Destination IP address – This 32 bit field identifies the IP address of the destination.
Payload – This is the actual data to be transmitted, in this case it’s the UDP packet.

Payload size v Delay

The packet formats described above give an indication of the overhead for transmitting data. As usual with all things in engineering there is a compromise. The larger the actual size of the source data we want to send then there is a smaller percentage of the bandwidth used up for the header information as this is fixed. However, the larger the data packet sent for a real time voice application such as VoIP then the longer the delay. There has to be a compromise between the size of the payload and the delay incurred by the packet size.

There are many delays incurred when transmitting data in an IP network - capturing the data, compressing the data, formatting the packet, delays through the network (switches and routers), receiving the packets, decompressing the samples and then converting them back to the analog domain. A delay approaching 200ms from mouth to ear makes a conversation very difficult to hold. To keep the delay to a minimum typically 20-30ms worth of data is sent at a time.

Bandwidth Required

Let’s determine the actual overall bandwidth required for a typical VoIP call. Let’s assume G.711 encoding which results in a 64Kbits per second compressed data rate. Let’s also assume we are sending 20ms worth of data at a time.

By sending 20ms of data at a time, the result is 50 Internet Packets to be sent in one second – make a mental note of that.

In an RTP packet there are eight 32 bit words in the header information. This equates to 32 additional bytes for every packet.

The RTP packet is encapsulated in a UDP packet. A UDP packet has four 32 bit words in the header which results in an additional 16 bytes for the UDP packet.

The UDP packet is encapsulated in an IP packet, let’s assume IPv4 is used which gives an overheard of five 32 bit words for the header – so an overhead of 20 bytes.

Total overhead per IP packet is culmination of the overhead of the RTP packet, the UDP packet and the IP packet which is 68 bytes. Now, we said that there are 50 packets sent every second, so an additional 3400 (50x 68) bytes are sent just as header info. 3400 bytes per second in overhead data equates to 27.2Kbits per second.

So the total bandwidth for a VoIP call is the sampled data rate + 27.2Kbits**. This can be seen in the CODEC summary table.

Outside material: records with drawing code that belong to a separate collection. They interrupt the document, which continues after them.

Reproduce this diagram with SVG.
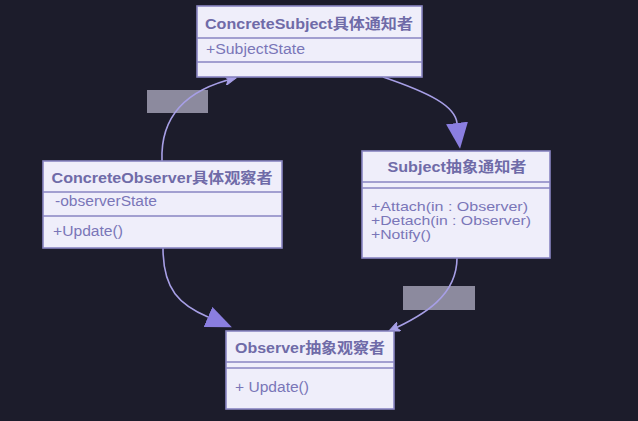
<svg xmlns="http://www.w3.org/2000/svg" width="638" height="421" viewBox="0 0 638 421">
<style>
.box{fill:#efeefa;stroke:#8985c2;stroke-width:1.6}
.div{stroke:#8985c2;stroke-width:1.4}
.t{font-family:"Liberation Sans","Noto Sans CJK SC",sans-serif;font-weight:bold;font-size:14.5px;fill:#6f6ba8}
.a{font-family:"Liberation Sans","Noto Sans CJK SC",sans-serif;font-size:14px;fill:#7a76b8}
.m{font-size:13px}
.c{fill:none;stroke:#a79fe6;stroke-width:1.6}
.lbl{fill:#8c8a9e}
</style>
<defs>
<marker id="tri" viewBox="0 0 26 22" refX="0" refY="11" markerWidth="26" markerHeight="22" markerUnits="userSpaceOnUse" orient="auto">
<path d="M0,0 L26,11 L0,22 z" fill="#8a7ee0"/>
</marker>
<marker id="open" viewBox="0 0 12 10" refX="11" refY="5" markerWidth="12" markerHeight="10" markerUnits="userSpaceOnUse" orient="auto">
<path d="M0,0 L11,5 L0,10 L3,5 z" fill="#a79fe6" stroke="#a79fe6" stroke-width="1"/>
</marker>
</defs>
<rect width="638" height="421" fill="#1c1c2b"/>
<rect class="lbl" x="147" y="90" width="61" height="23"/>
<rect class="lbl" x="403" y="286" width="72" height="24"/>
<g id="connectors">
<path class="c" d="M162,161 C160,112 192,88 236,78" marker-end="url(#open)"/>
<path class="c" d="M383,77 C430,93 455,106 457,123" marker-end="url(#tri)"/>
<path class="c" d="M163,248 C163,290 180,305 208,317" marker-end="url(#tri)"/>
<path class="c" d="M457,258 C457,295 425,315 389,331" marker-end="url(#open)"/>
</g>
<g id="concreteSubject">
<rect class="box" x="197" y="6" width="225" height="71"/>
<line class="div" x1="197" y1="38" x2="422" y2="38"/>
<line class="div" x1="197" y1="62" x2="422" y2="62"/>
<text class="t" x="309" y="29" text-anchor="middle" textLength="208" lengthAdjust="spacingAndGlyphs">ConcreteSubject具体通知者</text>
<text class="a" x="206" y="54" textLength="99" lengthAdjust="spacingAndGlyphs">+SubjectState</text>
</g>
<g id="concreteObserver">
<rect class="box" x="43" y="161" width="239" height="87"/>
<line class="div" x1="43" y1="192" x2="282" y2="192"/>
<line class="div" x1="43" y1="216" x2="282" y2="216"/>
<text class="t" x="162" y="183" text-anchor="middle" textLength="221" lengthAdjust="spacingAndGlyphs">ConcreteObserver具体观察者</text>
<text class="a" x="55" y="206" textLength="102" lengthAdjust="spacingAndGlyphs">-observerState</text>
<text class="a" x="53" y="236" textLength="70" lengthAdjust="spacingAndGlyphs">+Update()</text>
</g>
<g id="subject">
<rect class="box" x="362" y="151" width="188" height="107"/>
<line class="div" x1="362" y1="182" x2="550" y2="182"/>
<line class="div" x1="362" y1="188" x2="550" y2="188"/>
<text class="t" x="457" y="172" text-anchor="middle" textLength="139" lengthAdjust="spacingAndGlyphs">Subject抽象通知者</text>
<text class="a m" x="371" y="211" textLength="157" lengthAdjust="spacingAndGlyphs">+Attach(in : Observer)</text>
<text class="a m" x="371" y="225" textLength="160" lengthAdjust="spacingAndGlyphs">+Detach(in : Observer)</text>
<text class="a m" x="371" y="239" textLength="60" lengthAdjust="spacingAndGlyphs">+Notify()</text>
</g>
<g id="observer">
<rect class="box" x="226" y="331" width="168" height="78"/>
<line class="div" x1="226" y1="362" x2="394" y2="362"/>
<line class="div" x1="226" y1="368" x2="394" y2="368"/>
<text class="t" x="310" y="353" text-anchor="middle" textLength="150" lengthAdjust="spacingAndGlyphs">Observer抽象观察者</text>
<text class="a" x="235" y="392" textLength="74" lengthAdjust="spacingAndGlyphs">+ Update()</text>
</g>
</svg>
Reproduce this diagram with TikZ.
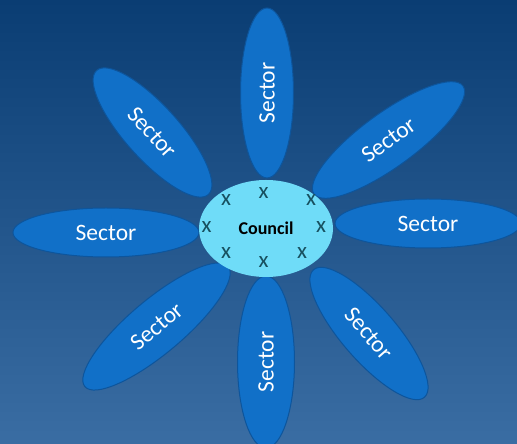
\documentclass[tikz,border=0pt]{standalone}
\usepackage{fontspec}
\setmainfont{Carlito}
\usetikzlibrary{shapes.geometric}
\definecolor{bgtop}{HTML}{0A3D73}
\definecolor{bgbot}{HTML}{3A6DA3}
\definecolor{petal}{HTML}{1170C8}
\definecolor{petalrim}{HTML}{0D559C}
\definecolor{hub}{HTML}{6FDCF8}
\definecolor{mark}{HTML}{17505F}
\tikzset{
  sector/.style={ellipse,draw=petalrim,line width=1pt,fill=petal,inner sep=0pt,
    text=white,font=\fontsize{23.5}{28}\selectfont},
  council/.style={ellipse,fill=hub,inner sep=0pt,minimum width=134,minimum height=97,
    font=\bfseries\fontsize{18}{22}\selectfont},
  xmark/.style={text=mark,inner sep=0pt,font=\fontsize{23}{26}\selectfont}
}
\begin{document}
\begin{tikzpicture}[x=1pt,y=1pt]
\shade[top color=bgtop,bottom color=bgbot] (0,0) rectangle (517,444);
\useasboundingbox (0,0) rectangle (517,444);
% petals
\node[sector,minimum width=170,minimum height=53,rotate=90] (top) at (267,351) {Sector};
\node[sector,minimum width=184,minimum height=54,rotate=36] (upright) at (388.5,304) {Sector};
\node[sector,minimum width=186,minimum height=49] (right) at (428,220.5) {Sector};
\node[sector,minimum width=169,minimum height=54,rotate=-49] (lowright) at (369,110.5) {Sector};
\node[sector,minimum width=172,minimum height=57,rotate=90] (bottom) at (266,82) {Sector};
\node[sector,minimum width=187,minimum height=54,rotate=40] (lowleft) at (156.5,117.5) {Sector};
\node[sector,minimum width=186,minimum height=49] (left) at (106,211.5) {Sector};
\node[sector,minimum width=167,minimum height=54,rotate=-48] (upleft) at (152.5,311.5) {Sector};
% hub
\node[council] (hub) at (266,215.5) {Council};
\foreach \n/\px/\py in {t/263.5/251,ur/311/244,r/321/217,lr/302/191,b/263.5/182,ll/226/191,l/206.5/217,ul/226/244}
  \node[xmark] (x\n) at (\px,\py) {x};
\end{tikzpicture}
\end{document}
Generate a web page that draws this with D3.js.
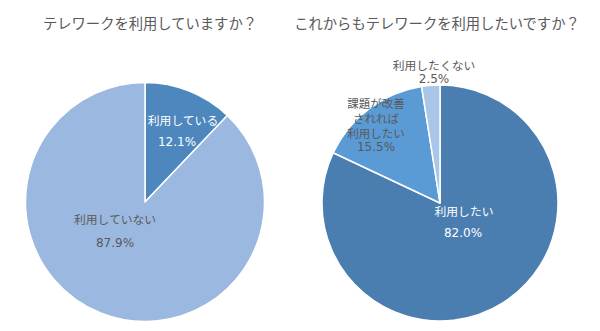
<!DOCTYPE html>
<html><head><meta charset="utf-8">
<script src="https://cdn.jsdelivr.net/npm/d3@7"></script>
<style>body{margin:0;background:#fff}svg{display:block}text{font-family:"Noto Sans CJK JP","Noto Sans",sans-serif}</style>
</head><body>
<svg id="c" width="600" height="331"></svg>
<script>
const title1 = "テレワークを利用していますか？";
const categories1 = ["利用している", "利用していない"];
const values1 = [12.1, 87.9];
const colors1 = ["#4D87BE", "#9BB9E0"];
const labelColors1 = ["#ffffff", "#595959"];

const title2 = "これからもテレワークを利用したいですか？";
const categories2 = ["利用したい", "課題が改善|されれば|利用したい", "利用したくない"];
const values2 = [82.0, 15.5, 2.5];
const colors2 = ["#4A7EB0", "#5A9BD5", "#A9C5E8"];
const labelColors2 = ["#ffffff", "#595959", "#595959"];

const svg = d3.select("#c");

function drawPie(cx, cy, r, title, titleX, cats, vals, cols, lcols, labelPos) {
  svg.append("text").attr("x", titleX).attr("y", 22).attr("text-anchor", "middle")
    .attr("dominant-baseline", "central").attr("font-size", 14.3).attr("fill", "#595959").text(title);
  const pie = d3.pie().sort(null).value(d => d)(vals);
  const arc = d3.arc().innerRadius(0).outerRadius(r);
  const g = svg.append("g").attr("transform", `translate(${cx},${cy})`);
  g.selectAll("path").data(pie).join("path")
    .attr("d", arc).attr("fill", (d, i) => cols[i])
    .attr("stroke", "#ffffff").attr("stroke-width", 1.5).attr("stroke-linejoin", "round");
  pie.forEach((d, i) => {
    const lines = cats[i].split("|");
    const p = labelPos[i];
    const t = g.append("text").attr("text-anchor", "middle").attr("font-size", p.fs || 11.8)
      .attr("fill", lcols[i]);
    lines.forEach((ln, k) => {
      t.append("tspan").attr("x", p.x).attr("y", p.y + k * p.lh).attr("dominant-baseline", "central").text(ln);
    });
    t.append("tspan").attr("x", p.x + (p.dx || 0)).attr("y", p.y + (lines.length - 1) * p.lh + p.gap)
      .attr("dominant-baseline", "central").attr("font-family", "DejaVu Sans").attr("font-size", 12)
      .text(d3.format(".1f")(vals[i]) + "%");
  });
}

drawPie(145, 202, 119.5, title1, 150, categories1, values1, colors1, labelColors1,
  [{x: 38, y: -83, lh: 14, gap: 23, dx: -6}, {x: -30, y: 16, lh: 14, gap: 24.5}]);

drawPie(440, 203, 118, title2, 437, categories2, values2, colors2, labelColors2,
  [{x: 24, y: 7.5, lh: 14, gap: 22.5, dx: -1},
   {x: -64, y: -100.5, lh: 15, gap: 14.5, fs: 11.5},
   {x: -6, y: -138.5, lh: 14, gap: 14}]);
</script>
</body></html>
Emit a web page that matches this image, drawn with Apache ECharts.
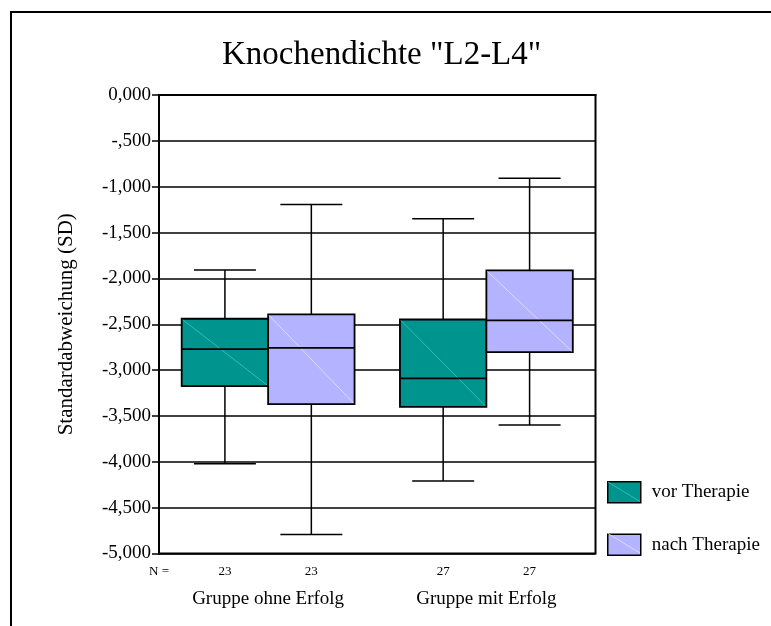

** The application may add some extra in band control information, IPv6 may be used, the IP packet may be encapsulated in a higher order protocol, more than 20ms of voice may be packetized at a time, even the physical medium could add bandwidth if something like 8b10 encoding is used. This 27.2Kbits per second is a theoretical minimum and in practice it’s safe to add a 20% overhead on top of this number.

Conclusion

The sampling theorem and voice compression via the the G.711 Codec have been around for many years, they are very well understood and have been optimized over the years. The advent of cellular communication in the late 80's spurred significant research and development in the area of speech compression and as a result there are a plethora of CODECs available each with their own unique advantages. VoIP has become mainstream in the past decade or so as bandwidth over the internet has increased allowing for toll quality phone calls, in addition using the same technology to transmit data and voice has facilitated the integration of these services and has brought about the advancements in unified communications.

This paper has focussed on what happens when you pick up the phone and call. It has explained the need to filter and sample the analog voice, it has explained how that is accomplished, the types of codecs and how they are implemented and finally how the data is formatted and sent via the internet. This paper has brought the major functions of making a VoIP call together and has endeavoured to explain how and why the various technologies and functions come together.